The estimates of how many patients die in American hospitals due to potentially preventable errors keeps climbing — despite more than a decade of serious efforts to lower these rates.
Is it possible that we are ignoring a simple answer to this problem?
Back in 1999, an Institute of Medicine report made headlines by calculating that as many as 98,000 Americans die of errors annually in hospitals.
Just recently, Dr. John T. James of Patient Safety America, based in Houston, used newer methods and argued that the true death rate is nearer to 400,000, making medical errors the third largest cause of death in the U.S.
This is discouraging not only because a single death of a patient, that could have been prevented had the staff been more careful in some way, is itself a tragedy.
It’s discouraging because as anyone who works in hospitals knows, the entire system has been on red alert since 1999 to find ways to reduce and prevent errors.
Yet the harder we all try, the more the numbers keep climbing.
We now get into territory where I have no evidence at all to back me up and am wandering off into pure speculation.
I also have distinct biases from my training in the field of family medicine, where we tend to believe that the simplest approach is often the best approach.
So, in a purely speculative vein, I wonder if we have missed the boat because we ignore the root cause of so many errors, the ever-increasing complexity of health care.
Whenever we trip over our complicated technology and find that it is causing harm to patients, we decide that the best fix is — more technology.
The new technology is well intended and in its own way sounds completely logical.
But by increasing the total technological complexity of the whole system, what if the end result is more errors, not fewer?

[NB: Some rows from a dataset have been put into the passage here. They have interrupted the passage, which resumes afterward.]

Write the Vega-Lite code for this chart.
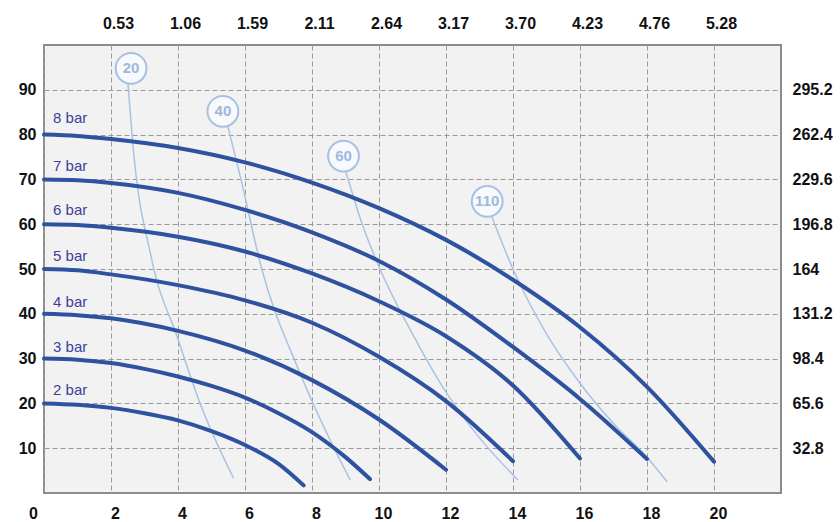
{
  "$schema": "https://vega.github.io/schema/vega-lite/v6.json",
  "width": 737,
  "height": 448,
  "autosize": "none",
  "padding": {"left": 44, "top": 45, "right": 59, "bottom": 29},
  "background": "white",
  "config": {
    "view": {"stroke": "#8c8c8c", "strokeWidth": 2, "fill": "#f2f2f2"},
    "font": "Liberation Sans"
  },
  "datasets": {
    "curves": [
      {"series": "8 bar", "q": 0, "h": 80}, {"series": "8 bar", "q": 1, "h": 79.7}, {"series": "8 bar", "q": 2, "h": 79}, {"series": "8 bar", "q": 4, "h": 77}, {"series": "8 bar", "q": 6, "h": 73.8}, {"series": "8 bar", "q": 8, "h": 69.3}, {"series": "8 bar", "q": 10, "h": 63.6}, {"series": "8 bar", "q": 12, "h": 56.5}, {"series": "8 bar", "q": 14, "h": 47.6}, {"series": "8 bar", "q": 16, "h": 37}, {"series": "8 bar", "q": 18, "h": 23.7}, {"series": "8 bar", "q": 20, "h": 7},
      {"series": "7 bar", "q": 0, "h": 70}, {"series": "7 bar", "q": 1, "h": 69.8}, {"series": "7 bar", "q": 2, "h": 69.2}, {"series": "7 bar", "q": 4, "h": 67}, {"series": "7 bar", "q": 6, "h": 63.2}, {"series": "7 bar", "q": 8, "h": 58.2}, {"series": "7 bar", "q": 10, "h": 51.8}, {"series": "7 bar", "q": 12, "h": 43.2}, {"series": "7 bar", "q": 14, "h": 32.6}, {"series": "7 bar", "q": 16, "h": 21}, {"series": "7 bar", "q": 18, "h": 7.6},
      {"series": "6 bar", "q": 0, "h": 60}, {"series": "6 bar", "q": 1, "h": 59.8}, {"series": "6 bar", "q": 2, "h": 59.2}, {"series": "6 bar", "q": 4, "h": 57.2}, {"series": "6 bar", "q": 6, "h": 53.9}, {"series": "6 bar", "q": 8, "h": 49}, {"series": "6 bar", "q": 10, "h": 42.8}, {"series": "6 bar", "q": 12, "h": 35}, {"series": "6 bar", "q": 14, "h": 24}, {"series": "6 bar", "q": 16, "h": 7.7},
      {"series": "5 bar", "q": 0, "h": 50}, {"series": "5 bar", "q": 1, "h": 49.7}, {"series": "5 bar", "q": 2, "h": 48.8}, {"series": "5 bar", "q": 4, "h": 46.4}, {"series": "5 bar", "q": 6, "h": 43}, {"series": "5 bar", "q": 8, "h": 38}, {"series": "5 bar", "q": 10, "h": 30.4}, {"series": "5 bar", "q": 12, "h": 20.5}, {"series": "5 bar", "q": 14, "h": 7.1},
      {"series": "4 bar", "q": 0, "h": 40}, {"series": "4 bar", "q": 1, "h": 39.7}, {"series": "4 bar", "q": 2, "h": 39}, {"series": "4 bar", "q": 4, "h": 36.2}, {"series": "4 bar", "q": 6, "h": 31.8}, {"series": "4 bar", "q": 8, "h": 25.2}, {"series": "4 bar", "q": 10, "h": 16.4}, {"series": "4 bar", "q": 12, "h": 5.2},
      {"series": "3 bar", "q": 0, "h": 30}, {"series": "3 bar", "q": 1, "h": 29.75}, {"series": "3 bar", "q": 2, "h": 29}, {"series": "3 bar", "q": 3, "h": 27.7}, {"series": "3 bar", "q": 4, "h": 26}, {"series": "3 bar", "q": 5, "h": 23.9}, {"series": "3 bar", "q": 6, "h": 21.3}, {"series": "3 bar", "q": 7, "h": 17.8}, {"series": "3 bar", "q": 8, "h": 13.6}, {"series": "3 bar", "q": 9, "h": 8}, {"series": "3 bar", "q": 9.73, "h": 3.1},
      {"series": "2 bar", "q": 0, "h": 20}, {"series": "2 bar", "q": 1, "h": 19.7}, {"series": "2 bar", "q": 2, "h": 19}, {"series": "2 bar", "q": 3, "h": 17.8}, {"series": "2 bar", "q": 4, "h": 16.2}, {"series": "2 bar", "q": 5, "h": 13.8}, {"series": "2 bar", "q": 6, "h": 10.7}, {"series": "2 bar", "q": 7, "h": 6.5}, {"series": "2 bar", "q": 7.75, "h": 1.7}
    ],
    "lines": [
      {"line": "20", "q": 2.5, "h": 92}, {"line": "20", "q": 2.64, "h": 78.8}, {"line": "20", "q": 3.22, "h": 52}, {"line": "20", "q": 3.97, "h": 35}, {"line": "20", "q": 4.66, "h": 20}, {"line": "20", "q": 5.66, "h": 3.3},
      {"line": "40", "q": 5.45, "h": 83}, {"line": "40", "q": 5.88, "h": 70}, {"line": "40", "q": 6.5, "h": 50}, {"line": "40", "q": 7.6, "h": 27.5}, {"line": "40", "q": 8.49, "h": 12.6}, {"line": "40", "q": 9.14, "h": 2.9},
      {"line": "60", "q": 9.0, "h": 72}, {"line": "60", "q": 9.5, "h": 60}, {"line": "60", "q": 10, "h": 50.5}, {"line": "60", "q": 11, "h": 35.5}, {"line": "60", "q": 12, "h": 22.5}, {"line": "60", "q": 13, "h": 12.3}, {"line": "60", "q": 14.15, "h": 2.9},
      {"line": "110", "q": 13.35, "h": 62}, {"line": "110", "q": 14, "h": 50}, {"line": "110", "q": 15, "h": 35.5}, {"line": "110", "q": 16, "h": 24.5}, {"line": "110", "q": 17, "h": 15.5}, {"line": "110", "q": 18, "h": 8}, {"line": "110", "q": 18.6, "h": 2.5}
    ],
    "circles": [
      {"label": "20", "q": 2.6, "h": 94.8},
      {"label": "40", "q": 5.34, "h": 85.2},
      {"label": "60", "q": 8.94, "h": 75.2},
      {"label": "110", "q": 13.23, "h": 65.1}
    ],
    "labels": [
      {"text": "8 bar", "q": 0.27, "h": 83.8},
      {"text": "7 bar", "q": 0.27, "h": 73.1},
      {"text": "6 bar", "q": 0.27, "h": 63.1},
      {"text": "5 bar", "q": 0.27, "h": 52.8},
      {"text": "4 bar", "q": 0.27, "h": 42.6},
      {"text": "3 bar", "q": 0.27, "h": 32.7},
      {"text": "2 bar", "q": 0.27, "h": 23}
    ]
  },
  "resolve": {"axis": {"x": "independent", "y": "independent"}},
  "layer": [
    {
      "data": {"name": "lines"},
      "mark": {"type": "line", "color": "#a9c2e4", "strokeWidth": 1.5, "interpolate": "monotone"},
      "encoding": {
        "x": {"field": "q", "type": "quantitative", "scale": {"domain": [0, 22], "nice": false, "zero": false},
          "axis": {"orient": "bottom", "values": [0, 2, 4, 6, 8, 10, 12, 14, 16, 18, 20], "title": null, "grid": true, "gridDash": [5, 3], "gridColor": "#9a9a9a", "gridWidth": 1, "domain": false, "ticks": false, "labelFont": "Liberation Sans", "labelFontSize": 16, "labelFontWeight": "bold", "labelColor": "#111111", "labelPadding": 12, "labelFlush": false, "labelOffset": {"condition": {"test": "datum.value == 0", "value": -11}, "value": 4}}},
        "y": {"field": "h", "type": "quantitative", "scale": {"domain": [0, 100], "nice": false, "zero": true},
          "axis": {"orient": "left", "values": [10, 20, 30, 40, 50, 60, 70, 80, 90], "title": null, "grid": true, "gridDash": [5, 3], "gridColor": "#9a9a9a", "gridWidth": 1, "domain": false, "ticks": false, "labelFont": "Liberation Sans", "labelFontSize": 16, "labelFontWeight": "bold", "labelColor": "#111111", "labelPadding": 8}},
        "detail": {"field": "line"}
      }
    },
    {
      "data": {"name": "curves"},
      "mark": {"type": "line", "color": "#2e52a0", "strokeWidth": 4, "interpolate": "monotone", "strokeCap": "round"},
      "encoding": {
        "x": {"field": "q", "type": "quantitative",
          "axis": {"orient": "top", "values": [2, 4, 6, 8, 10, 12, 14, 16, 18, 20], "labelExpr": "format(datum.value * 0.264172, '.2f')", "title": null, "grid": false, "domain": false, "ticks": false, "labelFont": "Liberation Sans", "labelFontSize": 16, "labelFontWeight": "bold", "labelColor": "#111111", "labelPadding": 14, "labelOffset": 7, "labelFlush": false}},
        "y": {"field": "h", "type": "quantitative",
          "axis": {"orient": "right", "values": [10, 20, 30, 40, 50, 60, 70, 80, 90], "labelExpr": "format(datum.value * 3.28, '.1~f')", "title": null, "grid": false, "domain": false, "ticks": false, "labelFont": "Liberation Sans", "labelFontSize": 16, "labelFontWeight": "bold", "labelColor": "#111111", "labelPadding": 11}},
        "detail": {"field": "series"}
      }
    },
    {
      "data": {"name": "circles"},
      "mark": {"type": "point", "shape": "circle", "size": 950, "filled": true, "fill": "#f7f9fd", "stroke": "#a8c0e2", "strokeWidth": 2, "opacity": 1},
      "encoding": {
        "x": {"field": "q", "type": "quantitative", "axis": null},
        "y": {"field": "h", "type": "quantitative", "axis": null}
      }
    },
    {
      "data": {"name": "circles"},
      "mark": {"type": "text", "color": "#9fb8dc", "fontSize": 15, "fontWeight": "bold", "font": "Liberation Sans", "align": "center", "baseline": "middle"},
      "encoding": {
        "x": {"field": "q", "type": "quantitative", "axis": null},
        "y": {"field": "h", "type": "quantitative", "axis": null},
        "text": {"field": "label"}
      }
    },
    {
      "data": {"name": "labels"},
      "mark": {"type": "text", "color": "#3d4299", "fontSize": 15, "font": "Liberation Sans", "align": "left", "baseline": "middle"},
      "encoding": {
        "x": {"field": "q", "type": "quantitative", "axis": null},
        "y": {"field": "h", "type": "quantitative", "axis": null},
        "text": {"field": "text"}
      }
    }
  ]
}
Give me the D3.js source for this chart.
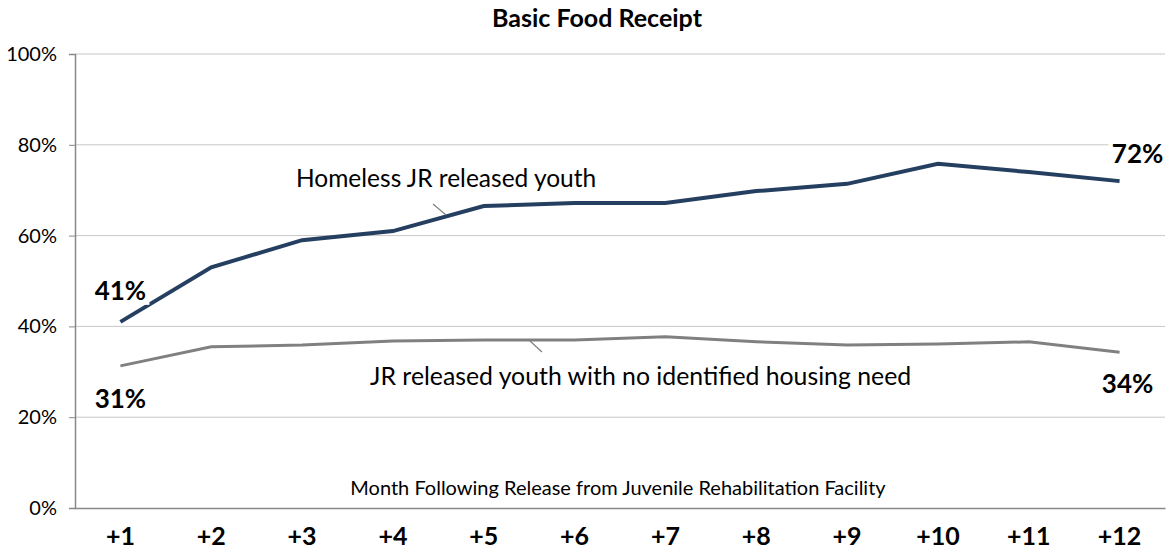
<!DOCTYPE html>
<html>
<head>
<meta charset="utf-8">
<style>
  body { margin: 0; background: #fff; }
  svg text { font-family: Lato, "Open Sans", sans-serif; }
</style>
<script src="https://cdn.jsdelivr.net/npm/d3@7"></script>
</head>
<body>
<script>
// data
var months = ["+1", "+2", "+3", "+4", "+5", "+6", "+7", "+8", "+9", "+10", "+11", "+12"];
var homeless = [41, 53, 59, 61, 66.5, 67.2, 67.2, 69.8, 71.4, 75.8, 74, 72];
var noNeed = [31.3, 35.5, 35.9, 36.8, 37, 37, 37.7, 36.6, 35.9, 36.1, 36.6, 34.3];
var yTicks = [0, 20, 40, 60, 80, 100];

var W = 1171, H = 550;
var margin = {top: 54, right: 6, bottom: 42, left: 75};
var width = W - margin.left - margin.right;
var height = H - margin.top - margin.bottom;

var svg = d3.select("body").append("svg")
    .attr("width", W)
    .attr("height", H);

var x = d3.scaleBand().domain(months).range([0, width]);
var y = d3.scaleLinear().domain([0, 100]).range([height, 0]);

var g = svg.append("g")
    .attr("transform", "translate(" + margin.left + "," + margin.top + ")");

// gridlines
g.selectAll(".grid").data(yTicks.slice(1))
  .enter().append("line")
    .attr("x1", 0).attr("x2", width)
    .attr("y1", function(d) { return y(d); })
    .attr("y2", function(d) { return y(d); })
    .style("stroke", "#c8c8c8")
    .style("stroke-width", 1);

// y axis
var yAxis = g.append("g")
    .call(d3.axisLeft(y).tickValues(yTicks).tickSize(6).tickPadding(12)
      .tickFormat(function(d) { return d + "%"; }));
yAxis.select(".domain").style("stroke", "#888").style("stroke-width", 1.5);
yAxis.selectAll(".tick line").style("stroke", "#888");
yAxis.selectAll("text").style("font-size", "20px").style("fill", "#000");

// x axis
var xAxis = g.append("g")
    .attr("transform", "translate(0," + height + ")")
    .call(d3.axisBottom(x).tickSize(0).tickPadding(19));
xAxis.select(".domain").style("stroke", "#888").style("stroke-width", 1.5);
xAxis.selectAll("text").style("font-size", "25px").style("font-weight", "bold").style("fill", "#000");

// title
svg.append("text")
    .attr("x", 597).attr("y", 27)
    .attr("text-anchor", "middle")
    .style("font-size", "25px").style("font-weight", "bold")
    .text("Basic Food Receipt");

// axis title inside the plot
g.append("text")
    .attr("x", 618 - margin.left).attr("y", height - 13)
    .attr("text-anchor", "middle")
    .style("font-size", "20px")
    .text("Month Following Release from Juvenile Rehabilitation Facility");

var line = d3.line()
    .x(function(d, i) { return x(months[i]) + x.bandwidth() / 2; })
    .y(function(d) { return y(d); });

g.append("path").datum(noNeed)
    .attr("d", line)
    .style("fill", "none").style("stroke", "#808080").style("stroke-width", 3);

g.append("path").datum(homeless)
    .attr("d", line)
    .style("fill", "none").style("stroke", "#243f60").style("stroke-width", 4);

// series labels with leader lines
svg.append("text")
    .attr("x", 296).attr("y", 187)
    .style("font-size", "24.5px")
    .text("Homeless JR released youth");
svg.append("line")
    .attr("x1", 433).attr("y1", 204).attr("x2", 446).attr("y2", 215)
    .style("stroke", "#808080").style("stroke-width", 1.2);

svg.append("text")
    .attr("x", 370).attr("y", 385)
    .style("font-size", "24.8px")
    .text("JR released youth with no identified housing need");
svg.append("line")
    .attr("x1", 530).attr("y1", 341).attr("x2", 542).attr("y2", 352)
    .style("stroke", "#808080").style("stroke-width", 1.2);

// end point value labels
function valueLabel(series, i, dx, dy) {
  var cx = margin.left + x(months[i]) + x.bandwidth() / 2 + dx;
  var cy = margin.top + y(series[i]) + dy;
  svg.append("rect")
      .attr("x", cx - 29).attr("y", cy - 15)
      .attr("width", 58).attr("height", 30)
      .style("fill", "#fff");
  svg.append("text")
      .attr("x", cx).attr("y", cy)
      .attr("text-anchor", "middle")
      .attr("dominant-baseline", "central")
      .style("font-size", "26px").style("font-weight", "bold")
      .text(Math.round(series[i]) + "%");
}
valueLabel(homeless, 0, 0, -32);
valueLabel(noNeed, 0, 0, 32);
valueLabel(homeless, 11, 18, -28);
valueLabel(noNeed, 11, 8, 31);
</script>
</body>
</html>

An example is provided by electronic medical records.
These gizmos were introduced with great enthusiasm because it made sense that a computer could avoid a lot of human error — such as the fabled illegible handwritten prescription.
The trouble is, of course, that humans have to use the computers. Some of these records are so complicated that they create new ways to make errors for every old way they avoid.
When we add more technological complexity, we imagine we’re making health care better — and we usually are, but only to a marginal degree.
We never ask whether by increasing the sheer complexity of the entire system, we may be undermining any hoped-for improvement.
What if we save one extra life out of 10,000 patients with our fancy new technology; but the more complex health system kills 5 out of 10,000 extra patients with medical errors?
So I have a very controversial proposal. Let’s try an experiment where smart people review a lot of complicated procedures we now do in hospitals, look carefully at the evidence of what benefit they provide, and figure out ways to simplify the processes as much as possible.
Then let’s try it and see if the error rate goes down.